Here, the complaint, even as amplified by the affidavit of the plaintiff Claire Felix, failed to state a cause of action against the Corcoran defendants to recover damages for violation of the RLPHRA (see generally Muro-Light v Farley, 95 AD3d 846, 846-847 [2012]; Morad v Morad, 27 AD3d 626, 627 [2006]). The statutory language of the RLPHRA “is unambiguous with regard to the liability of real estate agents; only seller’s agents are liable” for the failure to ensure compliance with its provisions (Keegan v Downing Agency, Inc., 2003 WL 21210326, *2, 2003 US Dist LEXIS 8618, *7 [D Me 2003]; see 42 USC § 4852d [a] [4]). Contrary to the plaintiffs’ contention, it would be contrary to the unambiguous language of the statute to construe 24 CFR 35.86 so as to impose a duty on an agent or representative of a buyer (see 42 USC § 4852d [a]; Keegan v Downing Agency, Inc., 2003 WL 21210326, 2003 US Dist LEXIS 8618 [2003]; Flowers v ERA Unique Real Estate, Inc., 170 F Supp 2d 840, 843 [ND 111 2001]; Griffin v Bruner, 341 111 App 3d 321, 326, 793 NE2d 974, 978 [2003]). Accordingly, the Supreme Court should have granted the Corcoran defendants’ motion to dismiss the complaint insofar as asserted against them.
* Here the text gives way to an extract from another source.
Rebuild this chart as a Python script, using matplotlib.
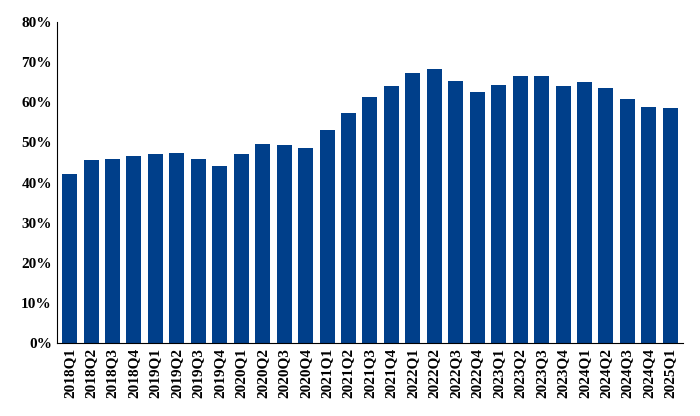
import matplotlib
matplotlib.use("Agg")
import matplotlib.pyplot as plt
from matplotlib.ticker import FuncFormatter

quarters = ["2018Q1","2018Q2","2018Q3","2018Q4","2019Q1","2019Q2","2019Q3","2019Q4",
            "2020Q1","2020Q2","2020Q3","2020Q4","2021Q1","2021Q2","2021Q3","2021Q4",
            "2022Q1","2022Q2","2022Q3","2022Q4","2023Q1","2023Q2","2023Q3","2023Q4",
            "2024Q1","2024Q2","2024Q3","2024Q4","2025Q1"]
values = [42.1,45.6,45.9,46.6,47.1,47.4,45.9,44.1,
          47.1,49.6,49.4,48.6,53.1,57.4,61.3,64.1,
          67.3,68.3,65.3,62.6,64.3,66.6,66.6,64.1,
          65.1,63.6,60.8,58.9,58.6]

plt.rcParams['font.family'] = ['Liberation Serif', 'DejaVu Serif']
fig = plt.figure(figsize=(7, 4.16), dpi=100)
ax = fig.add_axes([0.081, 0.175, 0.895, 0.772])
ax.bar(range(len(values)), values, width=0.7, color='#003f8a')
ax.set_ylim(0, 80)
ax.set_xlim(-0.6, len(values) - 0.4)
ax.set_yticks(range(0, 81, 10))
ax.yaxis.set_major_formatter(FuncFormatter(lambda v, p: f"{int(v)}%"))
ax.set_xticks(range(len(values)))
ax.set_xticklabels(quarters, rotation=90)
for lab in ax.get_xticklabels() + ax.get_yticklabels():
    lab.set_fontweight('bold')
    lab.set_fontsize(11)
ax.spines['top'].set_visible(False)
ax.spines['right'].set_visible(False)
ax.tick_params(axis='x', length=0)
ax.tick_params(axis='y', length=0)
fig.savefig("out.png", dpi=100)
The appeal from so much of the order dated April 2, 2012, as denied that branch of the motion of the Corcoran defendants which was for leave to reargue must be dismissed, as no appeal lies from an order denying reargument. The appeal from the order dated August 15, 2012, and the appeal from so much of the order dated April 2, 2012, as denied that branch of the Corcoran defendants’ motion which was for leave to renew must be dismissed as academic in light of our determination on the appeal from the order dated October 25, 2011 (see Carmody v Bald, 102 AD3d 904 [2013]). Skelos, J.P., Angiolillo, Roman and Miller, JJ., concur.